Published: Wednesday, January 29, 2003 at 6:01 a.m.
Last Modified: Tuesday, January 28, 2003 at 11:07 p.m.
A Hell's Angels presentation to be made today to the University of Florida library isn't the memoirs of a motorcycle gang.
It's a collection of newsletters about aviators who 60 years ago were dedicated to a nobler cause. As members of the England-based 303rd Bomb Group of the 8th Air Force - nicknamed Hell's Angels - they did their part in overthrowing Nazi tyranny.
Through their donation to UF, representatives of the 303rd Bomb Group Association now hope to help today's scholars and hobbyist historians better understand the role of the Hell's Angels in the air war over Europe in World War II.

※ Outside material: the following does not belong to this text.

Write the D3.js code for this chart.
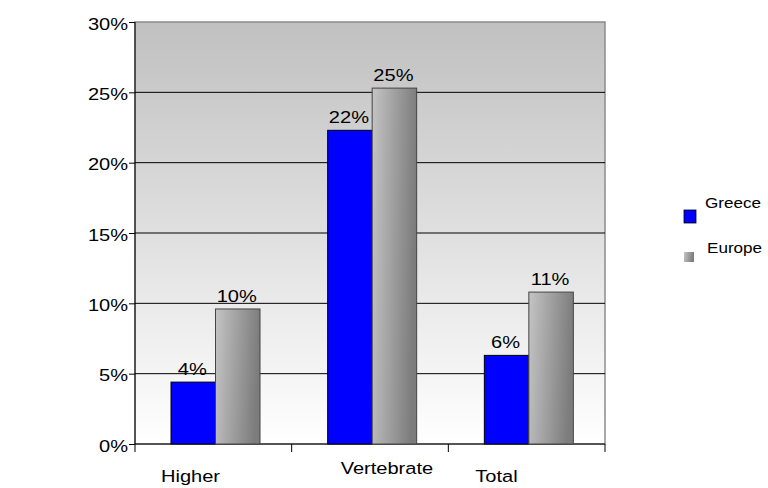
<!DOCTYPE html>
<html>
<head>
<meta charset="utf-8">
<script src="https://cdn.jsdelivr.net/npm/d3@7"></script>
<style>
  body { margin: 0; background: #fff; }
  text { font-family: "Liberation Sans", Arial, sans-serif; fill: #000; }
</style>
</head>
<body>
<div id="chart"></div>
<script>
// chart data
const categories = ["Higher", "Vertebrate", "Total"];
const seriesNames = ["Greece", "Europe"];
const greece = [0.044, 0.223, 0.063];
const europe = [0.096, 0.253, 0.108];
const yTicks = [0, 0.05, 0.10, 0.15, 0.20, 0.25, 0.30];

const margin = { top: 22, left: 135, right: 163, bottom: 44 };
const totalWidth = 768, totalHeight = 488;
const width = totalWidth - margin.left - margin.right;
const height = totalHeight - margin.top - margin.bottom;
const stretch = 1.18; // original text is drawn a little wide
const fontSize = "17px";

const svg = d3.select("#chart").append("svg")
  .attr("width", totalWidth)
  .attr("height", totalHeight);

const defs = svg.append("defs");
const bg = defs.append("linearGradient")
  .attr("id", "bgGrad").attr("x1", 0).attr("y1", 0).attr("x2", 0).attr("y2", 1);
bg.append("stop").attr("offset", "0%").attr("stop-color", "#c0c0c0");
bg.append("stop").attr("offset", "100%").attr("stop-color", "#ffffff");

const eu = defs.append("linearGradient")
  .attr("id", "euGrad").attr("x1", 0).attr("y1", 0).attr("x2", 1).attr("y2", 0.15);
eu.append("stop").attr("offset", "0%").attr("stop-color", "#c4c4c4");
eu.append("stop").attr("offset", "100%").attr("stop-color", "#7c7c7c");

const g = svg.append("g")
  .attr("transform", `translate(${margin.left},${margin.top})`);

// place a horizontally stretched text at (px, py)
function wideText(sel, px, py) {
  return sel.attr("transform", (d, i) =>
    `translate(${typeof px === "function" ? px(d, i) : px},${typeof py === "function" ? py(d, i) : py}) scale(${stretch},1)`);
}

const x = d3.scaleBand()
  .domain(categories)
  .range([0, width]);

const inner = d3.scaleBand()
  .domain(seriesNames)
  .range([36, 36 + 89]);

const y = d3.scaleLinear()
  .domain([0, 0.30])
  .range([height, 0]);

// plot background
g.append("rect")
  .attr("width", width)
  .attr("height", height)
  .style("fill", "url(#bgGrad)")
  .style("stroke", "#8c8c8c")
  .style("stroke-width", 1.5);

// grid lines
g.selectAll(".grid")
  .data(yTicks.slice(1, -1))
  .enter().append("line")
  .attr("class", "grid")
  .attr("x1", 0).attr("x2", width)
  .attr("y1", d => y(d)).attr("y2", d => y(d))
  .style("stroke", "#000")
  .style("stroke-width", 1);

// y axis
const yAxis = d3.axisLeft(y)
  .tickValues(yTicks)
  .tickFormat(d3.format(".0%"))
  .tickSize(6)
  .tickPadding(2);
const yg = g.append("g").attr("class", "y axis").call(yAxis);
yg.select(".domain").attr("d", `M0,${height}V0`).style("stroke", "#000");
yg.selectAll("text")
  .style("font-size", fontSize)
  .attr("dy", "0.42em")
  .attr("x", 0)
  .attr("transform", `translate(-7,0) scale(${stretch},1)`);

// x axis
const xAxis = g.append("g")
  .attr("transform", `translate(0,${height})`);
xAxis.append("line")
  .attr("x1", 0).attr("x2", width)
  .style("stroke", "#000");
xAxis.selectAll(".xtick")
  .data(categories.concat(["end"]))
  .enter().append("line")
  .attr("x1", (d, i) => i < categories.length ? x(d) : width)
  .attr("x2", (d, i) => i < categories.length ? x(d) : width)
  .attr("y1", 0).attr("y2", 8)
  .style("stroke", "#000");

// category labels sit a bit irregularly in the original
const labelDx = [26, 49, 27];
const labelDy = [38, 30, 38];
wideText(xAxis.selectAll(".xlabel")
  .data(categories)
  .enter().append("text")
  .style("font-size", fontSize)
  .text(d => d), (d, i) => x(d) + labelDx[i], (d, i) => labelDy[i]);

// bars
const rows = categories.map((c, i) => ({ cat: c, Greece: greece[i], Europe: europe[i] }));

const groups = g.selectAll(".cat")
  .data(rows)
  .enter().append("g")
  .attr("transform", d => `translate(${x(d.cat)},0)`);

groups.selectAll("rect")
  .data(d => seriesNames.map(s => ({ s, v: d[s] })))
  .enter().append("rect")
  .attr("x", d => inner(d.s))
  .attr("width", inner.bandwidth())
  .attr("y", d => y(d.v))
  .attr("height", d => height - y(d.v))
  .style("fill", d => d.s === "Greece" ? "#0000ff" : "url(#euGrad)")
  .style("stroke", d => d.s === "Greece" ? "#000" : "#444")
  .style("stroke-width", 1);

wideText(groups.selectAll(".lbl")
  .data(d => seriesNames.map(s => ({ s, v: d[s] })))
  .enter().append("text")
  .style("text-anchor", "middle")
  .style("font-size", fontSize)
  .text(d => d3.format(".0%")(d.v)),
  d => inner(d.s) + inner.bandwidth() / 2 - 1, d => y(d.v) - 7);

// legend
const legend = svg.append("g").attr("transform", "translate(684,200)");
legend.append("rect")
  .attr("x", 0).attr("y", 10).attr("width", 12).attr("height", 13)
  .style("fill", "#0000ff").style("stroke", "#000").style("stroke-width", 0.8);
wideText(legend.append("text")
  .style("font-size", "14.5px").text(seriesNames[0]), 21, 8);
legend.append("rect")
  .attr("x", 0).attr("y", 52).attr("width", 10).attr("height", 10)
  .style("fill", "url(#euGrad)");
wideText(legend.append("text")
  .style("font-size", "14.5px").text(seriesNames[1]), 23, 53);
</script>
</body>
</html>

"All these issues together provide a realistic look at aerial warfare from the perspective of air combat and ground personnel in the European theater," said Eddie Deerfield of Palm Harbor. "We see these books primarily as a reference work for anyone doing research on World War II."
Deerfield edited the 1,246-page, two-volume set of "The Hell's Angels Newsletter Silver Anniversary Collection: A World War II Retrospective." He and other members of the veterans association plan to present a copy of the newsletter collection to UF library officials at 11 a.m. today in the Special Collections Research Room of the Smathers Library.
The newsletters of the 303rd Bomb Group Association are a compilation of 25 years of issues, from the first in 1976 through the November 2001 edition. Deerfield - a retired diplomat who flew 30 missions as a Hell's Angel radio operator - said each issue is devoted to personal accounts of the Hell's Angels' exploits from November 1942 to April 1945.
The association published 500 of the $120 sets and sold most of them to Hell's Angels veterans or their surviving families. But they reserved 40 sets for donation to university, military and other libraries.
John Ingram, director of collections for UF libraries, said the donation will be useful.
"From my point of view, the Second World War was not John Wayne and Dana Andrews," Ingram said. "It was people like my cousins who enlisted and fought, and people like the Hell's Angels. Because this is their account, this is an opportunity for people to see how they dressed, how they lived - the common, everyday soldiers, not the generals."